** start of DATA SECTION **

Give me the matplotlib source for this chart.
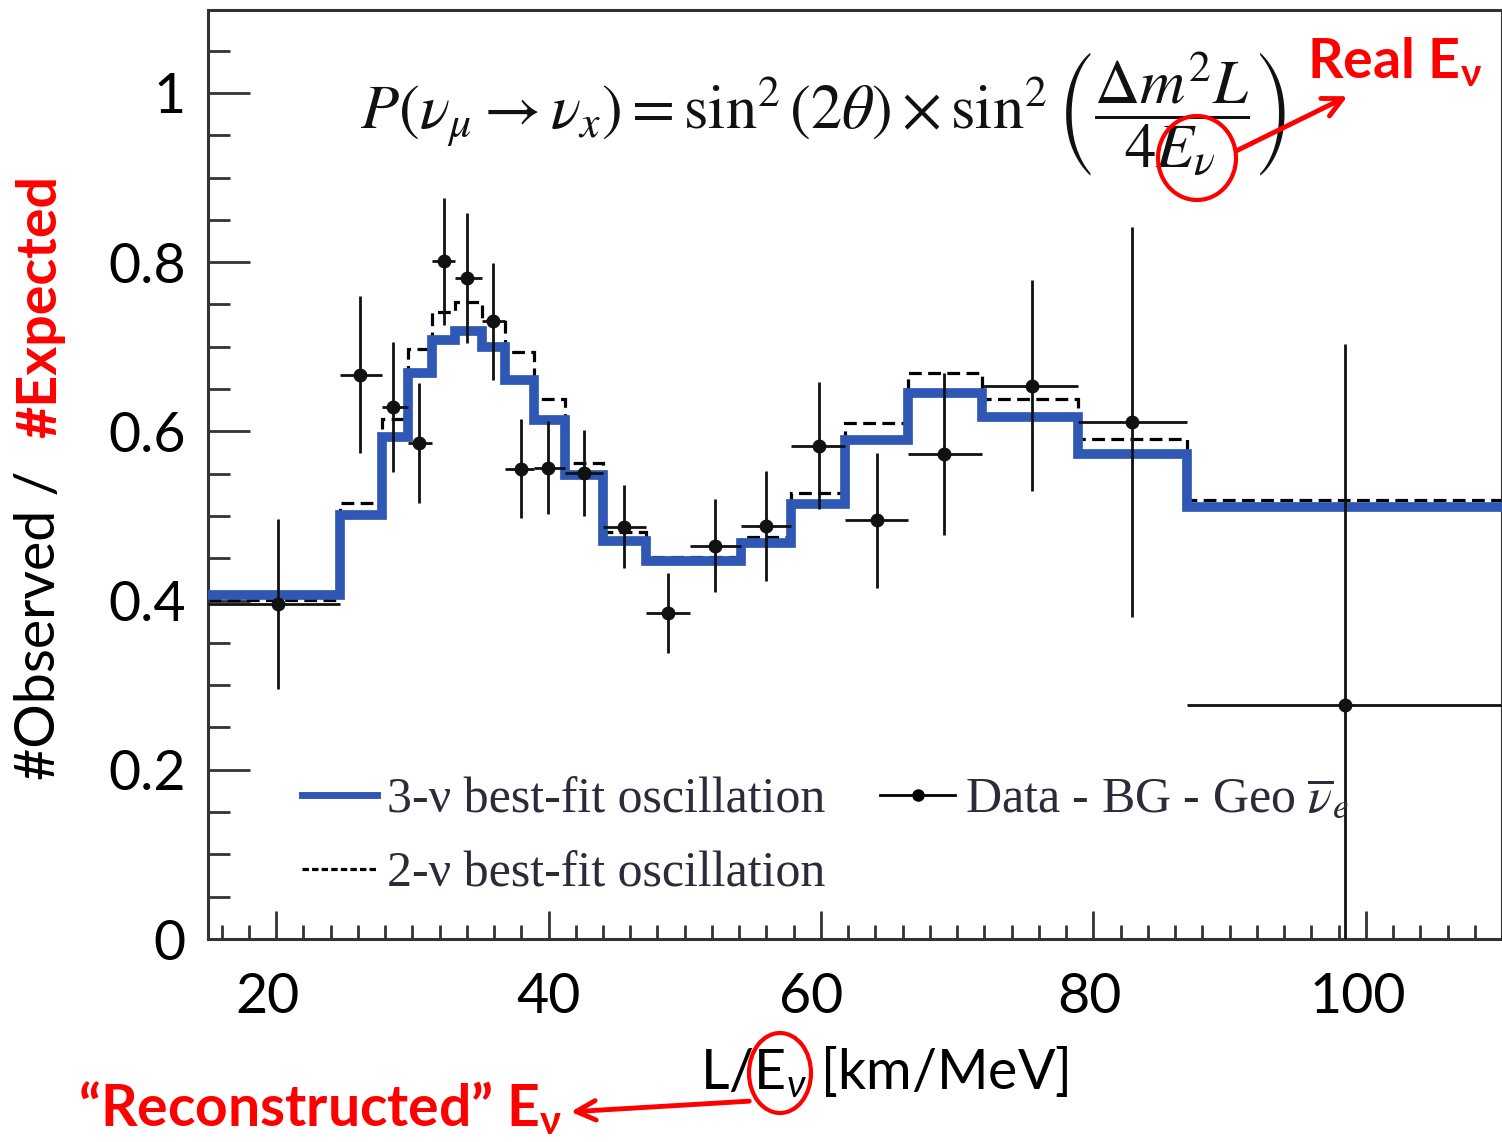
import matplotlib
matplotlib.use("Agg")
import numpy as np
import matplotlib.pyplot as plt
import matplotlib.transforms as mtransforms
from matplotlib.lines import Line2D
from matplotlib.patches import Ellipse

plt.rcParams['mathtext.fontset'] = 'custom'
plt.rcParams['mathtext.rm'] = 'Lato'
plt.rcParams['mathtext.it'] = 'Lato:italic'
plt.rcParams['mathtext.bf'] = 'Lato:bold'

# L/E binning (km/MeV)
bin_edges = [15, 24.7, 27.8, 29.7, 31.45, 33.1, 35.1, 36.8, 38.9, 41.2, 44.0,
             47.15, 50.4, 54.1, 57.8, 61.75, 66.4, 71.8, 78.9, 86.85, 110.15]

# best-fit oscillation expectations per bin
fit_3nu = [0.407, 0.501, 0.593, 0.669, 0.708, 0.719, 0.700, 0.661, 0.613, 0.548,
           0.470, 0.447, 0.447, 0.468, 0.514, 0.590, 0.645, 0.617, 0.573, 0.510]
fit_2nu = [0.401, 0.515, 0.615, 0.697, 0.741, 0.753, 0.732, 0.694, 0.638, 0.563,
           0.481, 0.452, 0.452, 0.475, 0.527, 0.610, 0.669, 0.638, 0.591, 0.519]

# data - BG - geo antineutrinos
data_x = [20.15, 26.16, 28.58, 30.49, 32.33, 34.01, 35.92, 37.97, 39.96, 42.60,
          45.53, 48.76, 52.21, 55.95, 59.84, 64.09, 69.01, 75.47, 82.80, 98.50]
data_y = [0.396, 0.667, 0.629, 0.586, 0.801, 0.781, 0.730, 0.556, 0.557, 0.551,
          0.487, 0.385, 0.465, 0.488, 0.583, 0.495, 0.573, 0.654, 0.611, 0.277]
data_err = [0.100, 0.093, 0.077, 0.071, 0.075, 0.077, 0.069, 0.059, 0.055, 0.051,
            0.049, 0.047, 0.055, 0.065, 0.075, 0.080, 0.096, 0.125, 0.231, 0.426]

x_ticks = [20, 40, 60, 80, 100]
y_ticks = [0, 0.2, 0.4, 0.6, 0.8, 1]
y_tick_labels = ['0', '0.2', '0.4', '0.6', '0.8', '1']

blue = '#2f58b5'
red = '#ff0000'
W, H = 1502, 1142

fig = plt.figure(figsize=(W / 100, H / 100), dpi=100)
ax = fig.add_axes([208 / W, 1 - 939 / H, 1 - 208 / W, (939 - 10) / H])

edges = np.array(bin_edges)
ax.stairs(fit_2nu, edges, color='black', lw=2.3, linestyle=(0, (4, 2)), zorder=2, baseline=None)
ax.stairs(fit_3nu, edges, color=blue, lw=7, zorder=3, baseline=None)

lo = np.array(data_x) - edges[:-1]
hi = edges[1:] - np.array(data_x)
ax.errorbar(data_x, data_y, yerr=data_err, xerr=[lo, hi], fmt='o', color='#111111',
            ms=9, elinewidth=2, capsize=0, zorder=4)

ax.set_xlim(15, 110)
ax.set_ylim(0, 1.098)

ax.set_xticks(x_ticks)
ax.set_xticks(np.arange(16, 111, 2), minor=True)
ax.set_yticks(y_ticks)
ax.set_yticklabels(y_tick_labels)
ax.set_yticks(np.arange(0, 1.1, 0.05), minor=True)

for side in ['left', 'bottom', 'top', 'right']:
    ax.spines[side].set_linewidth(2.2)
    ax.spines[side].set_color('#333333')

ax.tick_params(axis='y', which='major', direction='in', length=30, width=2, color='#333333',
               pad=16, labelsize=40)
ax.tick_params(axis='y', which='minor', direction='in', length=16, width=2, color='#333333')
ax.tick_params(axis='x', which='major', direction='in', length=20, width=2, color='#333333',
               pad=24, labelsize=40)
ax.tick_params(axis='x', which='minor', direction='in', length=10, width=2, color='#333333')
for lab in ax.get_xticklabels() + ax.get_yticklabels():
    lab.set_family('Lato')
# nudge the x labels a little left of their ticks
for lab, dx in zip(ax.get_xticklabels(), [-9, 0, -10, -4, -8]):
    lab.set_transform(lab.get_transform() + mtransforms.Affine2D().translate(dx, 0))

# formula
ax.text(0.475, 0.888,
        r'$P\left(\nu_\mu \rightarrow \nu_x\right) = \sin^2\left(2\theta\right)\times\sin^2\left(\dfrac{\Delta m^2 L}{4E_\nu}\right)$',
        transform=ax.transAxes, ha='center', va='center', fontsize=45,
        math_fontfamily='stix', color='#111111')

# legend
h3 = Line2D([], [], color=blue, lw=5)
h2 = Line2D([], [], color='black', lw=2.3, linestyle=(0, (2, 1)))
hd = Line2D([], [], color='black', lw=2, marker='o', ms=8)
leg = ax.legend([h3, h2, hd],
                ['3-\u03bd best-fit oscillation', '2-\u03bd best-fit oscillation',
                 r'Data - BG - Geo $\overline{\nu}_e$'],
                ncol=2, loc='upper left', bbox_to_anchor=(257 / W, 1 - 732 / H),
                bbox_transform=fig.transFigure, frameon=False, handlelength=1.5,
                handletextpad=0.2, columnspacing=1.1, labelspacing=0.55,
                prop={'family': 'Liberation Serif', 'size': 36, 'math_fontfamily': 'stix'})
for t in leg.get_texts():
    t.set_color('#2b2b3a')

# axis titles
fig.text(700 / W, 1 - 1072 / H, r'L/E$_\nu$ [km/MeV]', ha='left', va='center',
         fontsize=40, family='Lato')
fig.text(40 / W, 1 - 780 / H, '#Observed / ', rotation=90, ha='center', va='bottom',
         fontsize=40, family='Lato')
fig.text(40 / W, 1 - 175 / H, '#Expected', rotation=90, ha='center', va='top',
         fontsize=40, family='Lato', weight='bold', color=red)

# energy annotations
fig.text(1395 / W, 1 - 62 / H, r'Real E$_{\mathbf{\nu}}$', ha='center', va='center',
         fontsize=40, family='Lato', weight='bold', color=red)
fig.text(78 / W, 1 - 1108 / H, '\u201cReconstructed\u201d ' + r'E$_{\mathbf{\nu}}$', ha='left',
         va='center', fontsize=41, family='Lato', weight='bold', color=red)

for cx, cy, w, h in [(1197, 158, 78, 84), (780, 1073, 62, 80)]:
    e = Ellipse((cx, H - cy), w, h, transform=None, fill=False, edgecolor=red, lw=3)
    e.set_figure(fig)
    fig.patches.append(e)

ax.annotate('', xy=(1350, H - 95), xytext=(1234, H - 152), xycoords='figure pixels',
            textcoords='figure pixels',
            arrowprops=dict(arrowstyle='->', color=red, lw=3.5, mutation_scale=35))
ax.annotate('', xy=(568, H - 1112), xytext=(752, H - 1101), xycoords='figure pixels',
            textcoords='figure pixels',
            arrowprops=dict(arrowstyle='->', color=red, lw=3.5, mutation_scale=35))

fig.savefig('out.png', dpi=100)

** end of DATA SECTION **

- EXERCISE DIRECTIONS -
Transcribe the opening line of the listing above, please, and every line after it through the line with "plt.rcParams['mathtext.bf'] = 'Lato:bold'", word for word, without pictures.

- RESULT OF THE TASK -
Give me the matplotlib source for this chart.
import matplotlib
matplotlib.use("Agg")
import numpy as np
import matplotlib.pyplot as plt
import matplotlib.transforms as mtransforms
from matplotlib.lines import Line2D
from matplotlib.patches import Ellipse

plt.rcParams['mathtext.fontset'] = 'custom'
plt.rcParams['mathtext.rm'] = 'Lato'
plt.rcParams['mathtext.it'] = 'Lato:italic'
plt.rcParams['mathtext.bf'] = 'Lato:bold'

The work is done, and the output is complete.